This blog doesn't address Germany's popular Defense Minister Boris Pistorius, but Johann Pistorius the Younger, who, after his birthplace Nidda in Hesse, called himself Niddanus throughout his life.


Red Baron listened to a lecture by Dr. Hans-Jürgen Günther: Johannes Pistorius Niddanus (1546-1608), eine bedeutende Persönlichkeit des Reformationsjahrhunderts im Breisgau (an important figure of the Reformation century in Breisgau.

Pistorius's universities
Pistorius the Younger attended the Latin school in Nidda and studied law and medicine from 1559 to 1567 in Marburg, Wittenberg, Tübingen, Padua, and Paris, before returning to Marburg, where he received his doctorates in law and medicine in 1567.

The dispute within the Reformed Church between the Philippinians, followers of Melanchthon, and the Gnesiolutherans, advocates of strict Lutheranism, as well as the spirit of optimism in the Catholic Church after the Council of Trent, led Pistorius to convert from Lutheranism to Catholicism in 1588.

Pistorius's house in Freiburg
His turbulent life story eventually led him to Freiburg im Breisgau in 1589, where he bought a house in the suburb of Neuburg.

From 1590 to 1591, he studied at Freiburg's theological faculty, earned his third doctorate, and was ordained a priest in 1592.

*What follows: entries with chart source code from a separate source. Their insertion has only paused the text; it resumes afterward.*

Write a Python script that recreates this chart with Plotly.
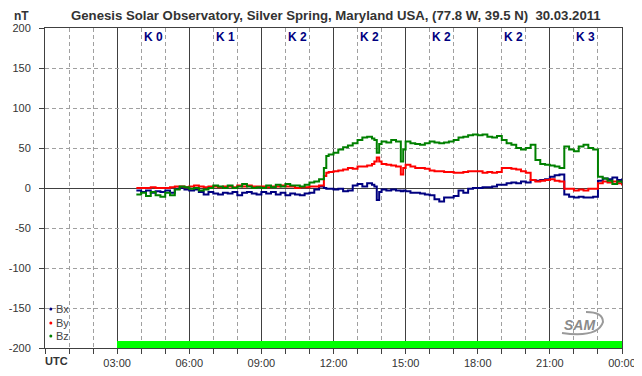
import plotly.graph_objects as go

# ---------------- data ----------------
hours = [3.8, 4.0, 4.2, 4.4, 4.6, 4.8, 5.0, 5.2, 5.4, 5.6, 5.8, 6.0, 6.2, 6.4, 6.6, 6.8,
         7.0, 7.2, 7.4, 7.6, 7.8, 8.0, 8.2, 8.4, 8.6, 8.8, 9.0, 9.2, 9.4, 9.6, 9.8,
         10.0, 10.2, 10.4, 10.6, 10.8, 11.0, 11.2, 11.4, 11.6, 11.7, 11.8, 12.0, 12.2,
         12.4, 12.6, 12.8, 13.0, 13.2, 13.4, 13.6, 13.7, 13.8, 13.9, 14.0, 14.2, 14.4,
         14.6, 14.8, 14.9, 15.0, 15.2, 15.4, 15.6, 15.8, 16.0, 16.2, 16.4, 16.6, 16.8,
         17.0, 17.2, 17.4, 17.6, 17.8, 18.0, 18.2, 18.4, 18.6, 18.8, 19.0, 19.2, 19.4,
         19.6, 19.8, 20.0, 20.2, 20.4, 20.6, 20.8, 21.0, 21.2, 21.4, 21.6, 21.8, 22.0,
         22.2, 22.4, 22.6, 22.8, 23.0, 23.2, 23.4, 23.6, 23.8, 24.0]

bx = [-3, -5, -3, -6, -4, -5, -3, -6, -1, 0, -2, -3, -2, -5, -8, -5,
      -7, -8, -6, -7, -5, -9, -6, -5, -7, -8, -5, -7, -5, -8, -6,
      -9, -7, -8, -9, -7, -6, -2, 2, 0, -1, -1, -2, -1,
      -4, -3, 3, 5, 2, 6, 4, 2, -15, -5, -2, -3, -2,
      -3, -4, -3, -4, -6, -6, -7, -8, -9, -14, -17, -12, -12,
      -10, -3, -6, -1, 0, 0, 1, 1, 2, 4, 4, 6, 7,
      6, 8, 7, 10, 9, 10, 11, 14, 16, 17, -8, -11, -12,
      -11, -12, -12, -11, 9, 12, 11, 13, 10, 12]

by = [0, 0, 0, 1, 0, 0, 0, 1, 2, 2, 1, 2, 3, 2, 1, 2,
      2, 1, 2, 2, 1, 3, 2, 3, 2, 2, 2, 1, 2, 2, 3,
      2, 2, 0, 1, 1, 2, 2, 3, 15, 19, 20, 21, 22,
      23, 25, 24, 27, 27, 28, 30, 33, 38, 33, 30, 29, 28,
      27, 17, 25, 29, 27, 25, 25, 24, 22, 21, 21, 20, 20,
      19, 19, 20, 21, 21, 21, 19, 20, 19, 20, 25, 25, 24,
      23, 21, 19, 10, 8, 9, 10, 11, 9, 8, -1, -1, -3,
      -2, -3, -1, -1, 6, 8, 7, 8, 6, 3]

bz = [-8, -6, -10, -5, -9, -11, -6, -9, -2, 2, 1, -1, 0, -3, -2, 0,
      3, 2, 0, 3, 0, 2, 5, 2, 0, 1, 0, 3, 1, 4, 2,
      5, 3, 3, 2, 4, 7, 8, 11, 25, 40, 42, 44, 48,
      51, 53, 56, 60, 63, 64, 62, 60, 44, 55, 58, 57, 60,
      58, 33, 48, 58, 56, 55, 54, 56, 58, 57, 56, 57, 58,
      60, 63, 64, 66, 67, 66, 67, 64, 63, 65, 60, 56, 54,
      50, 48, 50, 54, 35, 30, 29, 28, 27, 25, 52, 48, 46,
      52, 54, 50, 48, 14, 12, 9, 5, 8, 6]

k_labels = ["K 0", "K 1", "K 2", "K 2", "K 2", "K 2", "K 3"]
k_centers = [4.5, 7.5, 10.5, 13.5, 16.5, 19.5, 22.5]

tick_hours = [3, 6, 9, 12, 15, 18, 21, 24]
tick_labels = ["03:00", "06:00", "09:00", "12:00", "15:00", "18:00", "21:00", "00:00"]

y_ticks = [-200, -150, -100, -50, 0, 50, 100, 150, 200]
y_tick_labels = ["-200", "-150", "-100", "-50", "0", "50", "100", "150", "200"]

coverage_start = 3
coverage_end = 24
coverage_height = 9

series_names = ["Bx", "By", "Bz"]
series_colors = ["#000080", "#ff0000", "#008000"]

# ---------------- figure ----------------
# the page body has an 8px margin, so the figure is drawn 8px smaller
OFF = 8
W, H = 642 - OFF, 376 - OFF
PL, PR, PT, PB = 45, 622, 28, 348          # plot box in window pixels
ML, MR, MT, MB = PL - OFF, 642 - PR, PT - OFF, 376 - PB
PW, PH = PR - PL, PB - PT


def px_x(px):
    return (px - PL) / PW


def px_y(py):
    return (PB - py) / PH


def label(px, py, text, size, color, bold=False, xanchor="center", family="Liberation Sans"):
    return dict(x=px_x(px), y=px_y(py), xref="paper", yref="paper", text=text,
                xanchor=xanchor, yanchor="middle", showarrow=False, borderpad=0,
                font=dict(family=family, size=size, color=color,
                          weight="bold" if bold else "normal"))


fig = go.Figure()

fig.add_trace(go.Bar(
    x=[(coverage_start + coverage_end) / 2], y=[coverage_height], base=[-200],
    width=[coverage_end - coverage_start], marker=dict(color="#00ff00", line=dict(width=0)),
    showlegend=False, hoverinfo="skip"))

for name, vals, col in zip(series_names, [bx, by, bz], series_colors):
    fig.add_trace(go.Scatter(x=hours, y=vals, mode="lines", name=name,
                             line=dict(color=col, width=2, shape="hv"),
                             showlegend=False))

annotations = []
for lab, xc in zip(k_labels, k_centers):
    annotations.append(dict(x=xc, y=px_y(37), xref="x", yref="paper", text=lab,
                            xanchor="center", yanchor="middle", showarrow=False,
                            font=dict(family="Liberation Sans", size=12, color="#000080",
                                      weight="bold")))

annotations.append(label(336, 15.5,
                         "Genesis Solar Observatory, Silver Spring, Maryland USA, (77.8 W, 39.5 N)&nbsp;&nbsp;30.03.2011",
                         13.2, "#333333", bold=True))
annotations.append(label(21, 15.5, "nT", 12, "#333333", bold=True))
annotations.append(label(56, 361, "UTC", 11, "#333333", bold=True))
annotations.append(label(579, 325, "<i>SAM</i>", 14, "#8a8a8a", bold=True))

shapes = []
leg_y = [309, 323, 336]
for name, col, yy in zip(series_names, series_colors, leg_y):
    annotations.append(label(55, yy, name, 11, "#444444", xanchor="left"))
    shapes.append(dict(type="circle", xref="paper", yref="paper",
                       x0=px_x(49.3), x1=px_x(52.3), y0=px_y(yy + 1.5), y1=px_y(yy - 1.5),
                       fillcolor=col, line=dict(color=col, width=0)))

# logo swoosh
shapes.append(dict(type="path", xref="paper", yref="paper",
                   path=f"M {px_x(562)},{px_y(333)} Q {px_x(598)},{px_y(338)} {px_x(603)},{px_y(322)}"
                        f" Q {px_x(603)},{px_y(312)} {px_x(586)},{px_y(312)}",
                   line=dict(color="#9a9a9a", width=2)))

fig.update_layout(
    width=W, height=H,
    margin=dict(l=ML, r=MR, t=MT, b=MB, autoexpand=False),
    paper_bgcolor="white", plot_bgcolor="white",
    showlegend=False,
    annotations=annotations, shapes=shapes,
    bargap=0,
    xaxis=dict(range=[0, 24], tickmode="array", tickvals=tick_hours, ticktext=tick_labels,
               automargin=False,
               showgrid=True, gridcolor="#404040", gridwidth=1,
               ticks="outside", ticklen=5, tickcolor="#404040",
               minor=dict(tickmode="linear", tick0=0, dtick=1, showgrid=True,
                          gridcolor="#a0a0a0", griddash="4px,3px", gridwidth=1,
                          ticks="outside", ticklen=5, tickcolor="#404040"),
               showline=True, linecolor="#404040", linewidth=1, mirror=True,
               zeroline=False, fixedrange=True,
               tickfont=dict(family="Liberation Sans", size=11, color="#333333")),
    yaxis=dict(range=[-200, 200], tickmode="array", tickvals=y_ticks, ticktext=y_tick_labels,
               automargin=False,
               showgrid=True, gridcolor="#a0a0a0", griddash="4px,3px", gridwidth=1,
               zeroline=True, zerolinecolor="#404040", zerolinewidth=1,
               ticks="outside", ticklen=5, tickcolor="#404040", ticklabelstandoff=6,
               showline=True, linecolor="#404040", linewidth=1, mirror=True,
               fixedrange=True,
               tickfont=dict(family="Liberation Sans", size=11, color="#333333")),
)

fig.write_html("out.html")
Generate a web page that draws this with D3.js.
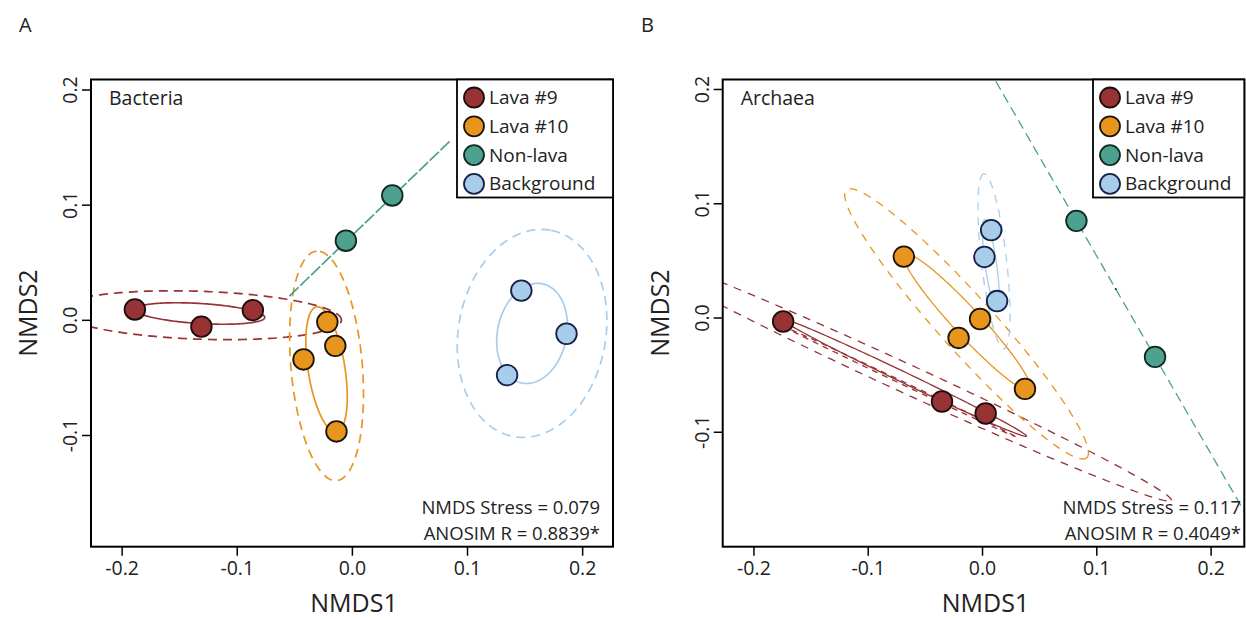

He then published polemical works such as Anatomia Lutheri (Cologne, 1595) against Protestantism, Luther, and contemporary Protestant controversial theologians. His writings are characterized by enormous expertise and thorough knowledge of Luther's printed works as well as archival evidence of church history during the Reformation. Pistorius was clear in his arguments and, when provoked, responded with sharpness and polemics.

A witch paralyzes a peasant.
The end of the 16th century was also the time of the witch trials.

Johann Jacob Renner
In 1603, Johann Jakob Renner, Freiburg's Obristzunftmeister (Master of military guild), urged Andreas Flader, a city councilor acting as mayor, to accuse 25 women suspected of witchcraft and have them tortured. Thirteen of them were sentenced to death, beheaded, and their bodies burned.
The last one, in August 1603, was Ursula Gatter, a laundress from Waldkirch, who had a daughter, just under 14 years old, named Agatha.

The girl admitted that she had not only been present at witch gatherings with her mother on ten occasions, but had also renounced God and his saints and had slept with the devil on two separate occasions.

How to deal with such a case? A legal scholar at the university recommended that Agatha be kept in custody until the age of 16. Still, if the suspicion of witchcraft persisted, she should be subjected to a new, benevolent or painful inquisition through torture and, after the misdeed had been determined, the beloved iustitiam should be administered and executed.

On November 17, 1603, Pistorius told the city council that he wanted to interrogate the girl again. As a doctor and lawyer, he felt compelled to prove her confession absurd.


In the court reports we read, because he (Pistorius) cannot sufficiently ascertain from the girl whether she has lost her virginity and been deflowered, it is necessary, first of all, to have such matters examined by sworn midwives and women, as is customary. Once it has been determined whether she has been deflowered or not, appropriate measures must be taken.


Three days later, meanwhile, it has been learned from Mr. Keder's report that Agathe, the captive girl, has been examined and found not to have been deflowered or injured. This should be reported to Dr. Pistorio, who, with the help of the parish priest, should consider what to do with her and where she should be taken.

In the end, the girl was pardoned, the strict law set aside, and with the advice of the learned and spiritual Dr. Johann Pistory ... sent to a woman in Constantz to be brought up and educated. ... Thus she was taken away on Monday, January 12, 1604.

Pistorius' intervention had a lasting effect: in the following seven years, there were no more witch burnings in Freiburg.